= Lonnie Pitchford =

American blues singer (1955–1998)

Lonnie Pitchford (October 8, 1955 – November 8, 1998) was an American blues musician and instrument maker from Lexington, Mississippi, United States. He was one of only a handful of young African American musicians from Mississippi who had learned and was continuing the Delta blues and country blues traditions of the older generations.

In addition to the acoustic and electric guitar, Pitchford was skilled at the one-string guitar and diddley bow, a one-string instrument of African origin, as well as the double bass, piano and harmonica. He was a protégé of Robert Lockwood Jr., from whom he learned the style of Robert Johnson. For a while, Pitchford performed accompanied by Johnny Shines and Lockwood. His own debut album, All Round Man was released on Rooster Blues Records in 1994. Pitchford performed at the Smithsonian Festival of American Folklife, and at the 1984 Downhome Blues Festival in Atlanta, Georgia.
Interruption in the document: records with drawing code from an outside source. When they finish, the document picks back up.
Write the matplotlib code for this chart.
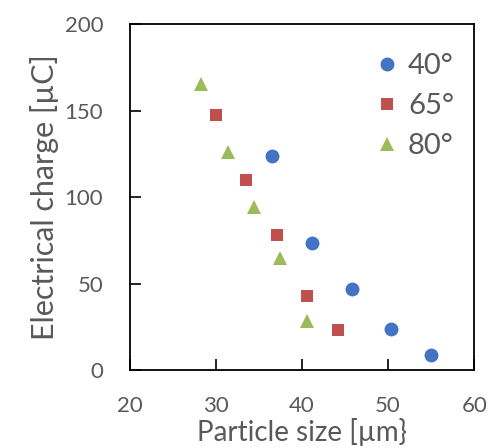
import matplotlib
matplotlib.use("Agg")
import matplotlib.pyplot as plt

plt.rcParams['font.family'] = ['Lato', 'DejaVu Sans']

x40 = [36.55, 41.16, 45.77, 50.37, 54.97]
y40 = [123.9, 73.2, 46.6, 23.7, 8.5]
x65 = [29.98, 33.5, 37.06, 40.6, 44.14]
y65 = [147.2, 110.0, 78.0, 42.8, 23.2]
x80 = [28.3, 31.37, 34.43, 37.48, 40.54]
y80 = [165.5, 126.2, 94.0, 64.9, 28.5]
labels = ['40°', '65°', '80°']
xticks = [20, 30, 40, 50, 60]
yticks = [0, 50, 100, 150, 200]

gray = '#595959'
fig = plt.figure(figsize=(4.9, 4.48), dpi=100)
ax = fig.add_axes([0.2647, 0.1741, 0.7033, 0.7723])

ax.plot(x40, y40, 'o', color='#4472C4', markersize=10, markeredgewidth=0, label=labels[0])
ax.plot(x65, y65, 's', color='#C0504D', markersize=8.5, markeredgewidth=0, label=labels[1])
ax.plot(x80, y80, '^', color='#9BBB59', markersize=9.5, markeredgewidth=0, label=labels[2])

ax.set_xlim(20, 60)
ax.set_ylim(0, 200)
ax.set_xticks(xticks)
ax.set_yticks(yticks)
ax.tick_params(axis='both', direction='in', length=8, width=1.2, colors='black',
               labelcolor=gray, labelsize=16)
ax.tick_params(axis='y', pad=19)
ax.tick_params(axis='x', pad=19)
for s in ax.spines.values():
    s.set_linewidth(1.3)
    s.set_color('black')

ax.set_xlabel('Particle size [µm}', fontsize=20, color=gray, labelpad=1)
ax.set_ylabel('Electrical charge [µC]', fontsize=22, color=gray, labelpad=4)

leg = ax.legend(loc='upper right', frameon=False, fontsize=21, handletextpad=0.1,
                labelspacing=0.48, borderaxespad=0.3, handlelength=1.2,
                bbox_to_anchor=(1.0, 0.975))
for t in leg.get_texts():
    t.set_color(gray)

fig.savefig('out.png', dpi=100)
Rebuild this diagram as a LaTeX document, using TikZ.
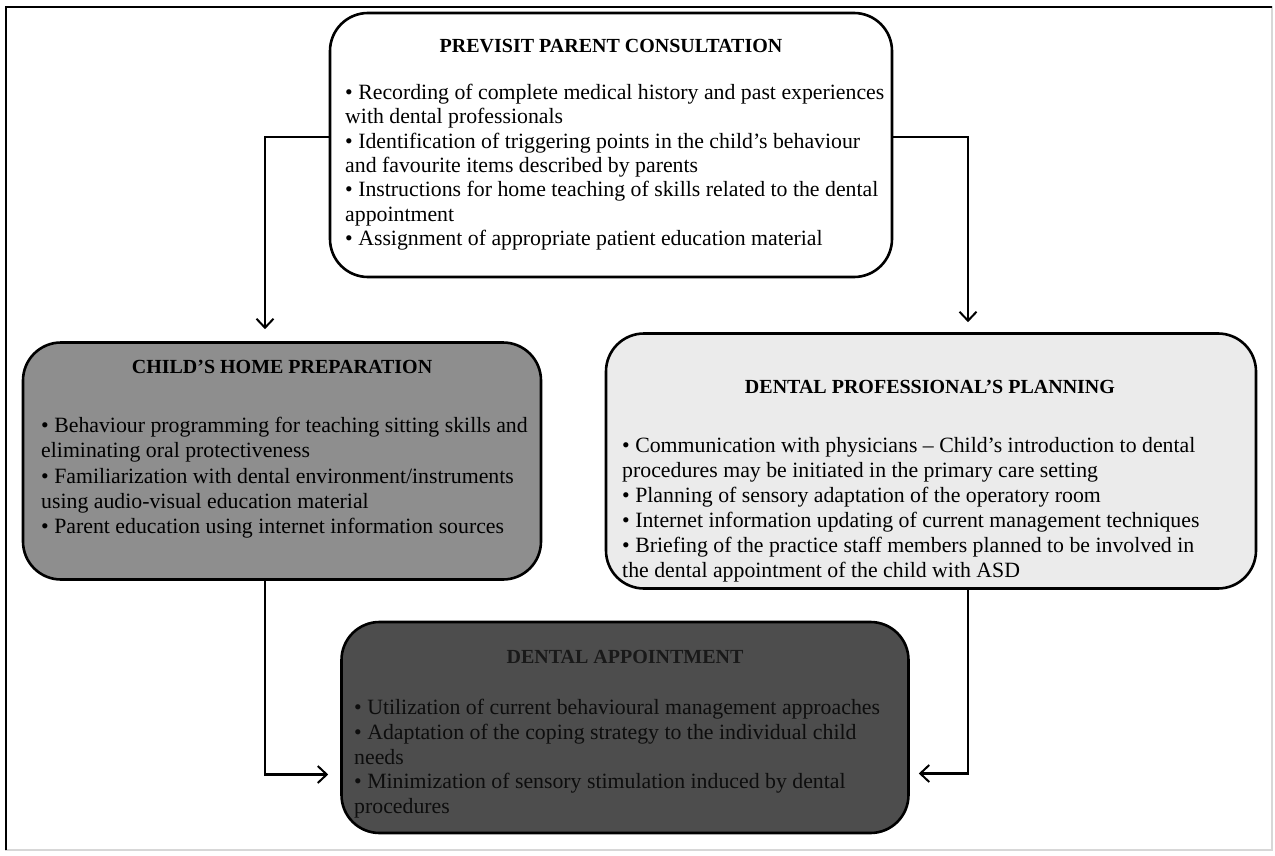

In November 1998, Pitchford died at his home in Lexington, from AIDS. He was survived by a wife, Minnie Pitchford, along with a daughter from a previous relationship. A diddley bow is featured on his headstone which was paid for by John Fogerty and Rooster Blues Records through the Mount Zion Memorial Fund. His grave is located near the grave of Elmore James, in the New Port Baptist Church cemetery in Holmes County, Mississippi.

==Film==
- American Patchwork: Songs and Stories of America, part 3: "The Land Where the Blues Began" (1990). Written, directed, and produced by Alan Lomax; developed by the Association for Cultural Equity at Columbia University and Hunter College. North Carolina Public TV; A Dibb Direction production for Channel 4.
- Deep Blues: A Musical Pilgrimage to the Crossroads (1993). Directed by Robert Mugge.